Sa conclusion, donnée à partir de la solution dégagée par la Cour constitutionnelle dans son arrêt du 4 mars 2008, est en effet que la question de la récupération de l’indu en matière de vacances annuelles doit être réglée autrement. Dans l’arrêt du 4 mars 2008, la Cour constitutionnelle avait souligné (B.3.4) que le législateur avait choisi d’aligner le délai de prescription ordinaire de l’action en répétition du pécule de vacances sur le délai de prescription de l’action en paiement de celui-ci (pécule de vacances des ouvriers), délai qui, à son tour, avait été aligné sur le délai de prescription des actions intentées par ou contre l’O.N.S.S.
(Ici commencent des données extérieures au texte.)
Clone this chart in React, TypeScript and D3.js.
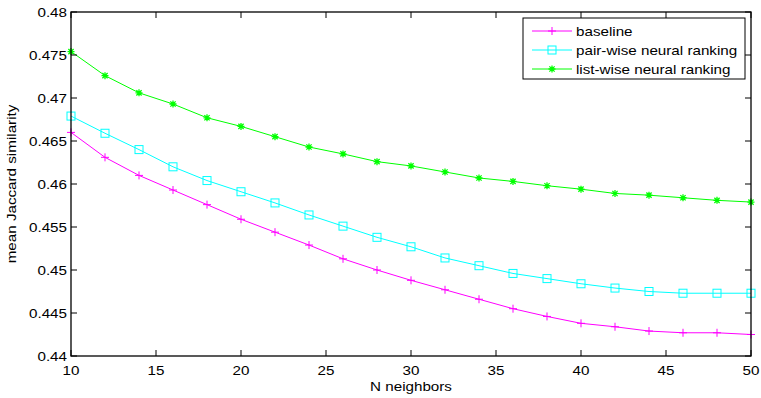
import * as d3 from "d3";

const neighbors = [10, 12, 14, 16, 18, 20, 22, 24, 26, 28, 30, 32, 34, 36, 38, 40, 42, 44, 46, 48, 50];
const baseline = [0.466, 0.4631, 0.461, 0.4593, 0.4576, 0.4559, 0.4544, 0.4529, 0.4513, 0.45, 0.4488, 0.4477, 0.4466, 0.4455, 0.4446, 0.4438, 0.4434, 0.4429, 0.4427, 0.4427, 0.4425];
const pairWise = [0.4679, 0.4659, 0.464, 0.462, 0.4604, 0.4591, 0.4578, 0.4564, 0.4551, 0.4538, 0.4527, 0.4514, 0.4505, 0.4496, 0.449, 0.4484, 0.4479, 0.4475, 0.4473, 0.4473, 0.4473];
const listWise = [0.4754, 0.4726, 0.4706, 0.4693, 0.4677, 0.4667, 0.4655, 0.4643, 0.4635, 0.4626, 0.4621, 0.4614, 0.4607, 0.4603, 0.4598, 0.4594, 0.4589, 0.4587, 0.4584, 0.4581, 0.4579];
const xTicks = [10, 15, 20, 25, 30, 35, 40, 45, 50];
const yTicks = [0.44, 0.445, 0.45, 0.455, 0.46, 0.465, 0.47, 0.475, 0.48];
const seriesNames = ["baseline", "pair-wise neural ranking", "list-wise neural ranking"];
const seriesColors = ["#ff00ff", "#00ffff", "#00ff00"];
const seriesMarkers = ["plus", "square", "star"];

const W = 761;
const H = 398;
const left = 71, right = 751, top = 12, bottom = 356;
const font = "'Liberation Sans', Arial, sans-serif";
const sx = 1.17;

function Marker({ type, x, y, color }: { type: string; x: number; y: number; color: string }) {
  if (type === "plus") {
    return (
      <path d={`M${x - 4},${y}H${x + 4}M${x},${y - 4}V${y + 4}`} stroke={color} strokeWidth={1} fill="none" />
    );
  }
  if (type === "square") {
    return <rect x={x - 4} y={y - 4} width={8} height={8} stroke={color} strokeWidth={1} fill="none" />;
  }
  const r = 3.5;
  const d = r * 0.75;
  return (
    <path
      d={`M${x - r},${y}H${x + r}M${x},${y - r}V${y + r}M${x - d},${y - d}L${x + d},${y + d}M${x - d},${y + d}L${x + d},${y - d}`}
      stroke={color}
      strokeWidth={1.3}
      fill="none"
    />
  );
}

export default function App() {
  const x = d3.scaleLinear().domain([10, 50]).range([left, right]);
  const y = d3.scaleLinear().domain([0.44, 0.48]).range([bottom, top]);
  const line = d3
    .line<number>()
    .x((_, i) => x(neighbors[i]))
    .y((d) => y(d));

  const series = [baseline, pairWise, listWise];

  return (
    <svg width={W} height={H} style={{ position: "absolute", left: 0, top: 0, background: "#fff" }} fontFamily={font}>
      <rect x={0} y={0} width={W} height={H} fill="#fff" />

      {series.map((s, k) => (
        <g key={k}>
          <path d={line(s) || ""} fill="none" stroke={seriesColors[k]} strokeWidth={1} />
          {s.map((v, i) => (
            <Marker key={i} type={seriesMarkers[k]} x={x(neighbors[i])} y={y(v)} color={seriesColors[k]} />
          ))}
        </g>
      ))}

      {/* ticks */}
      {xTicks.map((t) => (
        <g key={t}>
          <line x1={x(t)} x2={x(t)} y1={bottom} y2={bottom - 6} stroke="#000" strokeWidth={1} />
          <line x1={x(t)} x2={x(t)} y1={top} y2={top + 6} stroke="#000" strokeWidth={1} />
          <text
            transform={`translate(${x(t)},${bottom + 19}) scale(${sx},1)`}
            textAnchor="middle"
            fontSize={13}
            fill="#000"
          >
            {t}
          </text>
        </g>
      ))}
      {yTicks.map((t) => (
        <g key={t}>
          <line x1={left} x2={left + 6} y1={y(t)} y2={y(t)} stroke="#000" strokeWidth={1} />
          <line x1={right} x2={right - 6} y1={y(t)} y2={y(t)} stroke="#000" strokeWidth={1} />
          <text
            transform={`translate(${left - 4},${y(t) + 4.5}) scale(${sx},1)`}
            textAnchor="end"
            fontSize={13}
            fill="#000"
          >
            {d3.format("")(t)}
          </text>
        </g>
      ))}

      <rect x={left} y={top} width={right - left} height={bottom - top} fill="none" stroke="#000" strokeWidth={1.3} />

      <text transform={`translate(${(left + right) / 2},${391}) scale(${sx},1)`} textAnchor="middle" fontSize={13} fill="#000">
        N neighbors
      </text>
      <text
        transform={`translate(16,${(top + bottom) / 2}) rotate(-90) scale(${sx},1)`}
        textAnchor="middle"
        fontSize={13}
        fill="#000"
      >
        mean Jaccard similarity
      </text>

      {/* legend */}
      <rect x={523} y={18} width={222} height={61} fill="#fff" stroke="#000" strokeWidth={1} />
      {seriesNames.map((name, k) => {
        const ly = 31 + k * 19;
        return (
          <g key={name}>
            <line x1={532} x2={572} y1={ly} y2={ly} stroke={seriesColors[k]} strokeWidth={1} />
            <Marker type={seriesMarkers[k]} x={552} y={ly} color={seriesColors[k]} />
            <text transform={`translate(576,${ly + 4.5}) scale(${sx},1)`} fontSize={13} fill="#000">
              {name}
            </text>
          </g>
        );
      })}
    </svg>
  );
}
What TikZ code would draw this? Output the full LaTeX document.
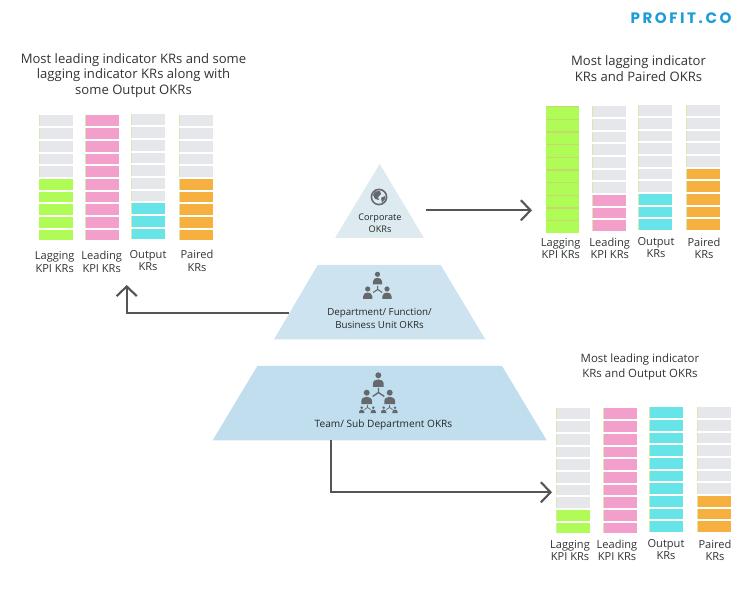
\documentclass[tikz,border=0pt]{standalone}
\usepackage{fontspec}
\usepackage{tikz}
\usetikzlibrary{arrows.meta}
\setmainfont{Open Sans}
\newfontfamily\logofont[LetterSpace=17]{Poppins}

\definecolor{krgray}{HTML}{E6E7EA}
\definecolor{krstrip}{HTML}{D8E8AC}
\definecolor{krgreen}{HTML}{AEFC55}
\definecolor{krline}{HTML}{C4DA6E}
\definecolor{krpink}{HTML}{F29FCB}
\definecolor{krcyan}{HTML}{67E4E8}
\definecolor{krorange}{HTML}{F5B040}
\definecolor{corpblue}{HTML}{DDEAF0}
\definecolor{deptblue}{HTML}{CDE4F0}
\definecolor{teamblue}{HTML}{C1DEEF}
\definecolor{icongray}{HTML}{66696C}
\definecolor{arrowgray}{HTML}{555555}
\definecolor{txtgray}{HTML}{303335}
\definecolor{logoblue}{HTML}{1C9CD8}

% столбик: x, верх, сколько закрашено, цвет
\newcommand{\krstack}[4]{
    \foreach \i in {0,...,9} {
        \pgfmathsetmacro{\celly}{#2+12.67*\i+0.2}
        \pgfmathtruncatemacro{\isfilled}{\i>=10-#3}
        \ifnum\isfilled=1 \def\cellcol{#4}\else\def\cellcol{krgray}\fi
        \fill[\cellcol] (#1,\celly) rectangle ++(34.3,10.9);
        \fill[krstrip] (#1,\celly) rectangle ++(1,10.9);
    }
}
% столбик целиком зелёный
\newcommand{\krsolid}[4]{
    \foreach \i in {0,...,9} {
        \pgfmathsetmacro{\celly}{#2+12.67*\i+0.2}
        \pgfmathtruncatemacro{\isfilled}{\i>=10-#3}
        \ifnum\isfilled=1 \def\cellcol{#4}\else\def\cellcol{krgray}\fi
        \fill[\cellcol] (#1,\celly) rectangle ++(34.3,10.9);
    }
}
% человечек: x, y головы, масштаб
\newcommand{\person}[3]{
    \begin{scope}[shift={(#1,#2)},scale=#3]
        \fill[icongray] (0,0) circle (2.6);
        \fill[icongray] (-4.7,10) -- (-4.7,7.5) .. controls (-4.7,4.5) and (-2,3.6) .. (0,3.6)
            .. controls (2,3.6) and (4.7,4.5) .. (4.7,7.5) -- (4.7,10) -- cycle;
    \end{scope}
}
% развилка под человечком
\newcommand{\branch}[3]{
    \draw[icongray,line width=#3*0.6pt] (#1,#2) -- ++(0,3.5*#3) -- ++(-4.5*#3,3*#3) ++(4.5*#3,-3*#3) -- ++(4.5*#3,3*#3);
}

\begin{document}
\begin{tikzpicture}[x=0.02cm,y=-0.02cm,>={Straight Barb[length=5.5pt,width=11.5pt]},
    krlabel/.style={align=center,inner sep=0pt,text=txtgray,font=\fontsize{6.3}{7.1}\selectfont},
    heading/.style={align=center,inner sep=0pt,text=txtgray,font=\fontsize{7.45}{8.8}\selectfont},
    levelname/.style={align=center,inner sep=0pt,text=black!85,font=\fontsize{5.55}{7.1}\selectfont},
    flow/.style={arrowgray,line width=1.2pt,->}]
    \useasboundingbox (0,0) rectangle (750,590);

    \node[inner sep=0pt,text=logoblue] (logo) at (681,18) {\logofont\fontsize{8.6}{10}\selectfont\bfseries PROFIT.CO};

    % пирамида
    \fill[corpblue] (379.7,164) -- (424,238) -- (335,238) -- cycle;
    \fill[deptblue] (317.7,265) -- (440.7,265) -- (485.3,339.3) -- (274,339.3) -- cycle;
    \fill[teamblue] (257.3,366) -- (502,366) -- (546.7,440.3) -- (212.7,440.3) -- cycle;

    \node[levelname,font=\fontsize{5.2}{7.1}\selectfont] (corp) at (380,223) {Corporate\\OKRs};
    \node[levelname] (dept) at (379.5,318.5) {Department/ Function/\\Business Unit OKRs};
    \node[levelname,font=\fontsize{5.75}{7.1}\selectfont] (team) at (383.5,425) {Team/ Sub Department OKRs};

    % значки
    \draw[icongray,line width=0.9pt] (379,197) circle (7.6);
    \fill[icongray] (375,191.5) -- (380,191) -- (381,194) -- (378,197) -- (379,200) -- (375,199) -- (373,195) -- cycle;
    \fill[icongray] (381,198) -- (385,196) -- (385,199) -- (382,203) -- cycle;

    \person{377.5}{274.3}{1}
    \person{367.7}{289}{1}
    \person{387}{289}{1}
    \branch{377.7}{286}{1}

    \person{378.3}{375.3}{1.15}
    \person{366.7}{392.7}{1.15}
    \person{389.7}{392.7}{1.15}
    \branch{378.5}{388}{1.3}
    \person{361.7}{407.7}{0.55}
    \person{373.3}{407.7}{0.55}
    \person{383.7}{407.7}{0.55}
    \person{395}{407.7}{0.55}
    \branch{367.5}{405}{0.7}
    \branch{389.5}{405}{0.7}

    % слева
    \node[heading] (headleft) at (133.5,75.5) {Most leading indicator KRs and some\\lagging indicator KRs along with\\some Output OKRs};
    \krsolid{39}{115.3}{5}{krgreen}
    \foreach \i in {0,...,4} \fill[krstrip] (39,115.5+12.67*\i) rectangle ++(1,10.9);
    \krstack{85}{115.3}{10}{krpink}
    \krstack{131}{114.3}{3}{krcyan}
    \krstack{179}{115.3}{5}{krorange}
    \node[krlabel] (lagleft) at (54.7,262) {Lagging\\KPI KRs};
    \node[krlabel] (leadleft) at (101.7,262) {Leading\\KPI KRs};
    \node[krlabel] (outleft) at (148,260.5) {Output\\KRs};
    \node[krlabel] (pairleft) at (197,261) {Paired\\KRs};

    % справа вверху
    \node[heading] (headtop) at (638.5,68.5) {Most lagging indicator\\KRs and Paired OKRs};
    \fill[krgreen] (546,106) rectangle (579,233.3);
    \foreach \i in {0,...,9} \fill[krline] (546,106+12.67*\i) rectangle ++(33,1.2);
    \krstack{592}{106}{3}{krpink}
    \krstack{638}{105}{3}{krcyan}
    \krstack{686}{105}{5}{krorange}
    \node[krlabel] (lagtop) at (560.7,248.5) {Lagging\\KPI KRs};
    \node[krlabel] (leadtop) at (609.7,248.5) {Leading\\KPI KRs};
    \node[krlabel] (outtop) at (656,247.5) {Output\\KRs};
    \node[krlabel] (pairtop) at (704,248.5) {Paired\\KRs};

    % справа внизу
    \node[heading,font=\fontsize{6.5}{8.9}\selectfont] (headlow) at (640,367) {Most leading indicator\\KRs and Output OKRs};
    \krstack{556}{408.3}{2}{krgreen}
    \krstack{602.7}{408.3}{10}{krpink}
    \krstack{648.7}{407}{10}{krcyan}
    \krstack{696.7}{407}{3}{krorange}
    \node[krlabel] (laglow) at (570,550.5) {Lagging\\KPI KRs};
    \node[krlabel] (leadlow) at (617,550.5) {Leading\\KPI KRs};
    \node[krlabel] (outlow) at (666,549.5) {Output\\KRs};
    \node[krlabel] (pairlow) at (715,550.5) {Paired\\KRs};

    % стрелки
    \coordinate (corpout) at (426,210.3);
    \coordinate (topin) at (532,210.3);
    \coordinate (deptout) at (289,312.8);
    \coordinate (leftin) at (126.7,285);
    \coordinate (teamout) at (331.3,440.3);
    \coordinate (lowin) at (552,492.3);
    \draw[flow] (corpout) -- (topin);
    \draw[flow] (deptout) -| (leftin);
    \draw[flow] (teamout) |- (lowin);
\end{tikzpicture}
\end{document}
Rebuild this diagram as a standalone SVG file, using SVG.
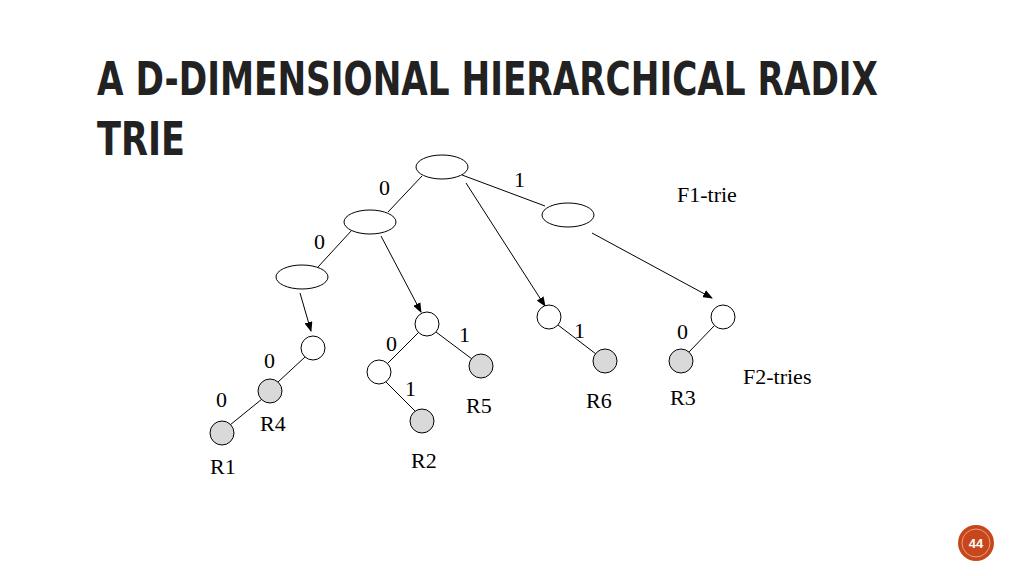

La Cour constitutionnelle avait retenu que le choix du législateur n’était pas dénué de justification raisonnable. En outre, elle avait considéré que ce choix ne pouvait être réputé avoir des effets disproportionnés pour les intéressés dès lors que le délai était nettement plus court que celui qui résulterait de l’application du droit commun et que le délai de répétition ordinaire du pécule de vacances. La circonstance que le pécule n’est, contrairement à d’autres prestations sociales, versé qu’une fois par an et que les erreurs en la matière apparaissent moins rapidement que dans le cas du paiement d’autres prestations sociales, justifiait également ce choix.